» **Your task**
A line counts if it contains the word "that" at least once. State how many such lines the records contain, giving the number alone.

» **Input rows**

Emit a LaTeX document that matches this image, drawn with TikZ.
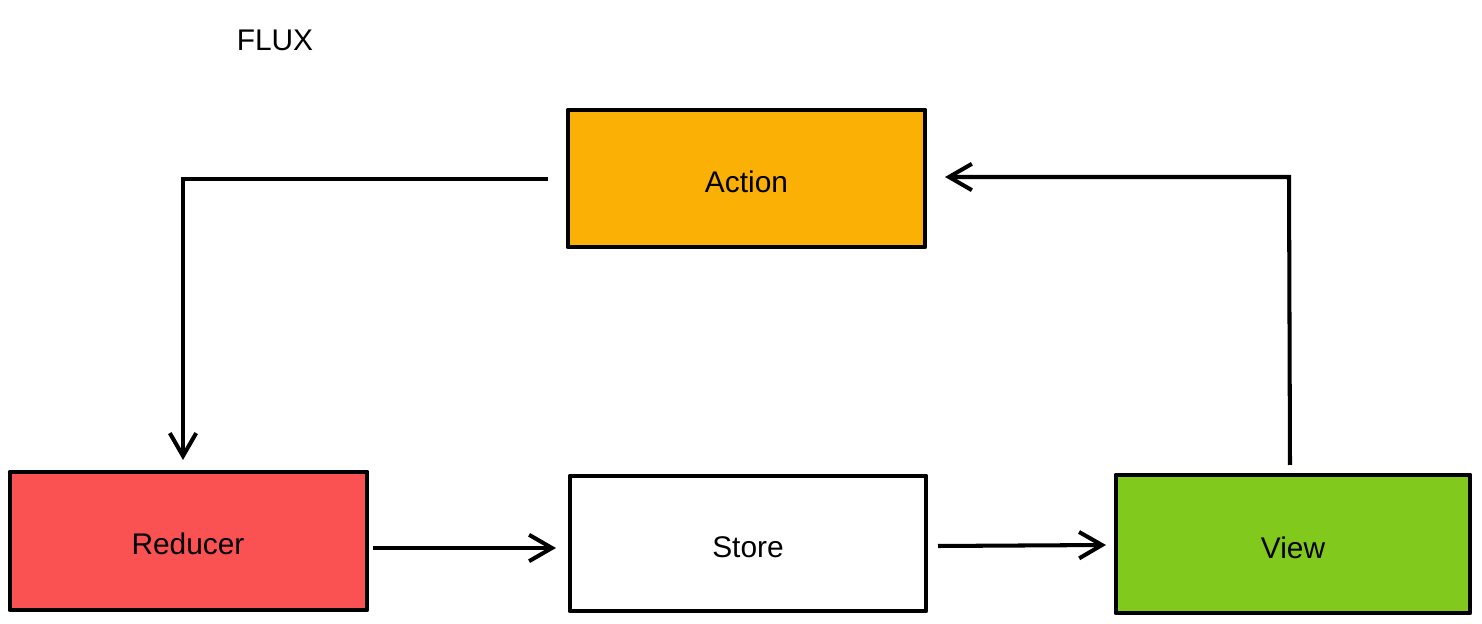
\documentclass[tikz,border=0pt]{standalone}
\usepackage{fontspec}
\setmainfont{Liberation Sans}
\usetikzlibrary{arrows.meta}
\definecolor{actionc}{HTML}{FAB005}
\definecolor{reducerc}{HTML}{FA5252}
\definecolor{viewc}{HTML}{82C91E}
\tikzset{
  blk/.style={draw=black, line width=2.8pt, line join=round},
  lbl/.style={font=\fontsize{17}{20}\selectfont},
  conn/.style={line width=2.3pt, -{Straight Barb[length=13pt,width=15pt,line width=2.3pt]}},
}
\begin{document}
\begin{tikzpicture}[x=0.02cm,y=-0.02cm]
\useasboundingbox (0,0) rectangle (1482,624);
\node[lbl] (title) at (275,40) {FLUX};
\draw[blk, fill=actionc] (568,110) rectangle (925,247);
\node[lbl] (action) at (746.5,182) {Action};
\coordinate (actionL) at (548,179);
\coordinate (actionR) at (945,177);
\draw[blk, fill=reducerc] (10,472) rectangle (367,610);
\node[lbl] (reducer) at (188,544) {Reducer};
\coordinate (reducerT) at (183,460);
\coordinate (reducerR) at (373,548);
\draw[blk, fill=white] (570,476) rectangle (926,611);
\node[lbl] (store) at (748,547) {Store};
\coordinate (storeL) at (556,548);
\coordinate (storeR) at (938,546);
\draw[blk, fill=viewc] (1116,475) rectangle (1470,613);
\node[lbl] (view) at (1293,548) {View};
\coordinate (viewL) at (1106,545);
\coordinate (viewT) at (1290,465);
\draw[conn, line join=miter] (actionL) -- (183,179) -- (reducerT);
\draw[conn] (reducerR) -- (storeL);
\draw[conn] (storeR) -- (viewL);
\draw[conn, line join=miter] (viewT) -- (1289,177) -- (actionR);
\end{tikzpicture}
\end{document}
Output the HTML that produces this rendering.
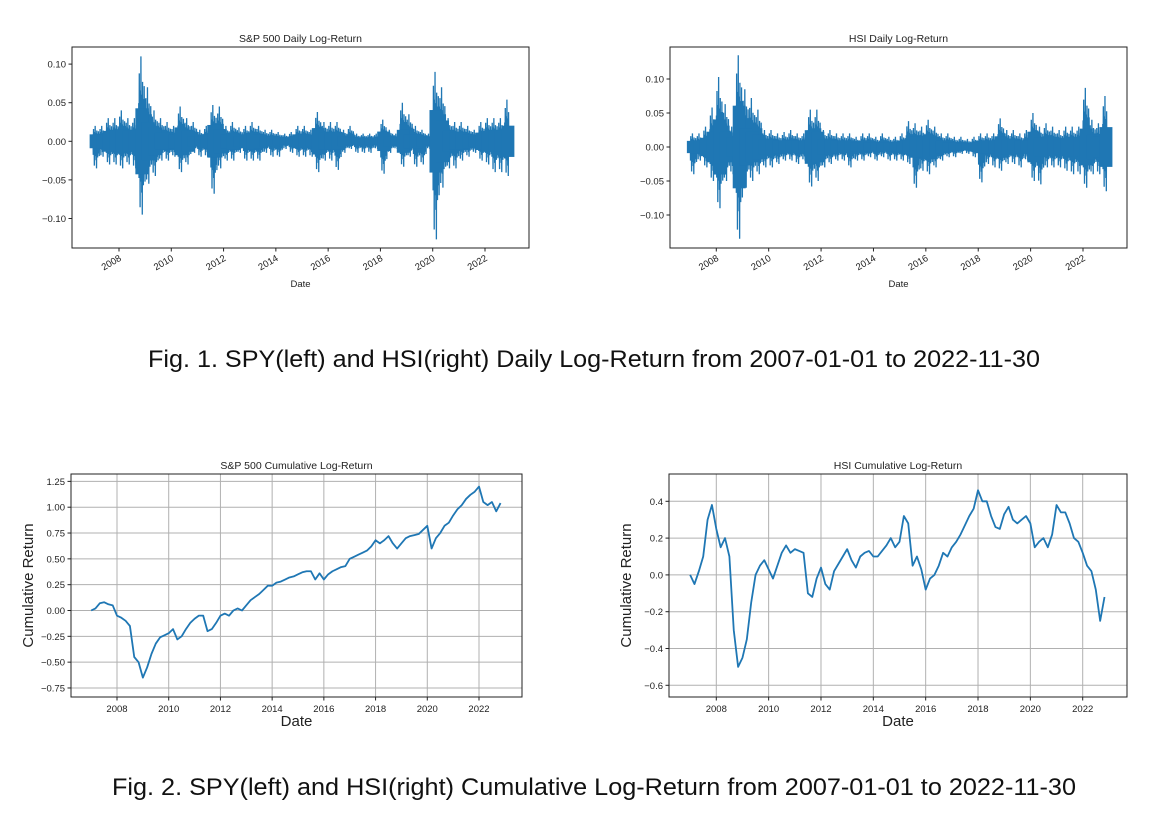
<!DOCTYPE html>
<html><head><meta charset="utf-8"><style>
html,body{margin:0;padding:0;background:#fff;}
svg{display:block;font-family:"Liberation Sans","DejaVu Sans",sans-serif;}
</style></head><body>
<svg id="fig" width="1172" height="818" viewBox="0 0 1172 818">
<rect width="1172" height="818" fill="#fff"/>
<text x="594" y="367" font-size="24.5" text-anchor="middle" textLength="892" lengthAdjust="spacingAndGlyphs" fill="#111">Fig. 1.  SPY(left) and HSI(right) Daily Log-Return from 2007-01-01 to 2022-11-30</text>
<text x="594" y="795" font-size="24.5" text-anchor="middle" textLength="964" lengthAdjust="spacingAndGlyphs" fill="#111">Fig. 2.  SPY(left) and HSI(right) Cumulative Log-Return from 2007-01-01 to 2022-11-30</text>
</svg>
<script>
// ---- data ----
const years = [2008,2010,2012,2014,2016,2018,2020,2022];
const spDailyHi = [.02,.02,.03,.03, .04,.03,.03,.11, .07,.04,.03,.025, .02,.045,.03,.025, .015,.02,.047,.045, .02,.025,.018,.02, .025,.02,.015,.015, .012,.01,.012,.02, .02,.015,.038,.025, .025,.025,.015,.02, .01,.01,.01,.01, .028,.015,.01,.05, .035,.02,.015,.01, .09,.07,.03,.025, .025,.02,.015,.025, .03,.03,.03,.054];
const spDailyLo = [-.035,-.02,-.03,-.03, -.035,-.03,-.035,-.095, -.055,-.045,-.025,-.025, -.02,-.04,-.03,-.015, -.02,-.02,-.068,-.035, -.025,-.025,-.015,-.025, -.025,-.025,-.015,-.02, -.02,-.01,-.015,-.02, -.02,-.02,-.04,-.025, -.025,-.037,-.015,-.01, -.015,-.015,-.015,-.01, -.042,-.015,-.01,-.033, -.02,-.033,-.03,-.01, -.127,-.06,-.035,-.035, -.025,-.02,-.015,-.025, -.03,-.04,-.04,-.045];
const hsiDailyHi = [.02,.02,.03,.058, .103,.063,.03,.135, .085,.072,.055,.025, .025,.02,.022,.025, .02,.02,.055,.055, .025,.025,.02,.02, .02,.015,.02,.02, .015,.02,.015,.015, .02,.038,.035,.03, .04,.03,.02,.02, .015,.015,.012,.015, .02,.02,.02,.042, .025,.025,.02,.025, .05,.03,.035,.03, .025,.03,.03,.03, .087,.04,.035,.075];
const hsiDailyLo = [-.04,-.02,-.03,-.05, -.09,-.05,-.04,-.135, -.06,-.05,-.04,-.03, -.03,-.025,-.02,-.02, -.025,-.02,-.058,-.05, -.03,-.025,-.02,-.02, -.03,-.02,-.02,-.015, -.02,-.015,-.02,-.02, -.02,-.025,-.06,-.035, -.04,-.03,-.02,-.015, -.015,-.01,-.01,-.015, -.052,-.025,-.03,-.035, -.025,-.025,-.03,-.02, -.05,-.055,-.03,-.03, -.03,-.035,-.04,-.04, -.06,-.04,-.04,-.065];
const spCum = [0,.02,.07,.08,.06,.05, -.05,-.07,-.1,-.15,-.45,-.5, -.65,-.55,-.42,-.32,-.26,-.24, -.22,-.18,-.28,-.25,-.18,-.12, -.08,-.05,-.05,-.2,-.18,-.12, -.05,-.03,-.05,0,.02,0, .05,.1,.13,.16,.2,.24, .24,.27,.28,.3,.32,.33, .35,.37,.38,.38,.3,.36, .3,.35,.38,.4,.42,.43, .5,.52,.54,.56,.58,.62, .68,.65,.68,.72,.65,.6, .65,.7,.72,.73,.74,.78, .82,.6,.7,.75,.82,.85, .92,.98,1.02,1.08,1.12,1.15, 1.2,1.05,1.02,1.05,.96,1.04];
const hsiCum = [0,-.05,.02,.1,.3,.38, .25,.15,.2,.1,-.3,-.5, -.45,-.35,-.15,0,.05,.08, .03,-.02,.05,.12,.16,.12, .14,.13,.12,-.1,-.12,-.02, .04,-.05,-.08,.02,.06,.1, .14,.08,.04,.1,.12,.13, .1,.1,.13,.16,.2,.15, .18,.32,.28,.05,.1,.03, -.08,-.02,0,.05,.12,.1, .15,.18,.22,.27,.32,.36, .46,.4,.4,.32,.26,.25, .33,.37,.3,.28,.3,.32, .28,.15,.18,.2,.15,.22, .38,.34,.34,.28,.2,.18, .12,.05,.02,-.08,-.25,-.12];
const dailyTicksSP = [-0.10,-0.05,0.00,0.05,0.10];
const dailyTicksHSI = [-0.10,-0.05,0.00,0.05,0.10];
const cumTicksSP = [-0.75,-0.5,-0.25,0,0.25,0.5,0.75,1.0,1.25];
const cumTicksHSI = [-0.6,-0.4,-0.2,0,0.2,0.4];

const NS='http://www.w3.org/2000/svg';
const svg=document.getElementById('fig');
function el(tag,attrs,parent){const e=document.createElementNS(NS,tag);for(const k in attrs)e.setAttribute(k,attrs[k]);(parent||svg).appendChild(e);return e;}
const BLUE='#1f77b4';

function chart(cfg){
  const g=el('g',{});
  
  
  const xs=y=>cfg.xA+(y-2008)*(cfg.xB-cfg.xA)/14;
  const ys=v=>cfg.y0-v*cfg.k;
  if(cfg.grid){
    years.forEach(y=>{const l=el('line',{x1:xs(y),x2:xs(y),y1:cfg.top,y2:cfg.bot,stroke:'#b0b0b0','stroke-width':1},g);});
    cfg.ticks.forEach(t=>{const l=el('line',{x1:cfg.left,x2:cfg.right,y1:ys(t),y2:ys(t),stroke:'#b0b0b0','stroke-width':1},g);});
  }
  if(cfg.hi){
    const pat=[0.45,-0.5,0.8,-0.35,0.6,-0.9,0.4,-0.55,1,-0.45,0.55,-0.7,0.35,-1,0.7,-0.4,0.5,-0.6,0.3,-0.45,0.65,-0.3,0.5,-0.55];
    let d='';
    cfg.hi.forEach((h,i)=>{
      const t0=2007+i/4;
      const n=pat.length;
      for(let j=0;j<n;j++){
        const t=t0+(j+0.5)/(4*n);
        if(t>2022.92)break;
        const f=pat[j];
        const v=f>0?h*f:-cfg.lo[i]*f;
        d+=(d?'L':'M')+xs(t).toFixed(2)+','+ys(v).toFixed(2);
      }
    });
    const p=el('path',{d:d,fill:'none',stroke:BLUE,'stroke-width':1.3},g);
    
    cfg.hi.forEach((h,i)=>{
      const x=xs(2007+(i+0.5)/4);
      if(x>xs(2022.92))return;
      const lo=cfg.lo[i];
      const m=Math.min(h,-lo);
      const r=el('rect',{x:x-6.5,width:13,y:ys(m*0.45),height:ys(-m*0.45)-ys(m*0.45),fill:BLUE},g);
      
    });
  } else {
    const d=cfg.cum.map((v,i)=>(i?'L':'M')+xs(2007+i/6).toFixed(2)+','+ys(v).toFixed(2)).join('');
    const p=el('path',{d:d,fill:'none',stroke:BLUE,'stroke-width':1.8,'stroke-linejoin':'round'},g);
    
  }
  const fr=el('rect',{x:cfg.left,y:cfg.top,width:cfg.right-cfg.left,height:cfg.bot-cfg.top,fill:'none',stroke:'#222','stroke-width':1},g);
  
  cfg.ticks.forEach(t=>{
    el('line',{x1:cfg.left-3.5,x2:cfg.left,y1:ys(t),y2:ys(t),stroke:'#222'},g);
    const s=(t<0?'\u2212':'')+Math.abs(t).toFixed(cfg.dec);
    const tx=el('text',{x:cfg.left-6,y:ys(t)+3.5,'font-size':9.5,'text-anchor':'end',fill:'#222'},g);
    tx.textContent=s;
    
  });
  years.forEach(y=>{
    const x=xs(y);
    el('line',{x1:x,x2:x,y1:cfg.bot,y2:cfg.bot+3.5,stroke:'#222'},g);
    let tx;
    if(cfg.rot){tx=el('text',{x:x+3,y:cfg.bot+12,'font-size':9.5,'text-anchor':'end',transform:'rotate(-30 '+(x+3)+' '+(cfg.bot+12)+')',fill:'#222'},g);}
    else{tx=el('text',{x:x,y:cfg.bot+15,'font-size':9.5,'text-anchor':'middle',fill:'#222'},g);}
    tx.textContent=y;
    
  });
  const title=el('text',{x:(cfg.left+cfg.right)/2,y:cfg.top-5,'font-size':10.5,'text-anchor':'middle',fill:'#222'},g);
  title.textContent=cfg.title;
  const xl=el('text',{x:(cfg.left+cfg.right)/2,y:cfg.rot?cfg.bot+39:cfg.bot+29,'font-size':cfg.rot?9.5:15,'text-anchor':'middle',fill:'#222'},g);
  xl.textContent='Date';
  if(cfg.ylab){
    const cx=cfg.left-38,cy=(cfg.top+cfg.bot)/2;
    const yl=el('text',{x:cx,y:cy,'font-size':15,'text-anchor':'middle',transform:'rotate(-90 '+cx+' '+cy+')',fill:'#222'},g);
    yl.textContent='Cumulative Return';
  }
}
chart({name:'sp500-daily-chart',title:'S&P 500 Daily Log-Return',left:72,right:529,top:47,bot:248,xA:119,xB:485,y0:141.3,k:772,ticks:dailyTicksSP,dec:2,rot:true,hi:spDailyHi,lo:spDailyLo});
chart({name:'hsi-daily-chart',title:'HSI Daily Log-Return',left:670,right:1127,top:47,bot:248,xA:716.3,xB:1083,y0:147,k:680,ticks:dailyTicksHSI,dec:2,rot:true,hi:hsiDailyHi,lo:hsiDailyLo});
chart({name:'sp500-cumulative-chart',title:'S&P 500 Cumulative Log-Return',left:71,right:522,top:474,bot:697,xA:117,xB:479,y0:610.5,k:103.3,ticks:cumTicksSP,dec:2,rot:false,grid:true,ylab:true,cum:spCum});
chart({name:'hsi-cumulative-chart',title:'HSI Cumulative Log-Return',left:669,right:1127,top:474,bot:697,xA:716.3,xB:1082.7,y0:574.9,k:184,ticks:cumTicksHSI,dec:1,rot:false,grid:true,ylab:true,cum:hsiCum});
</script>
</body></html>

» **Final answer**
2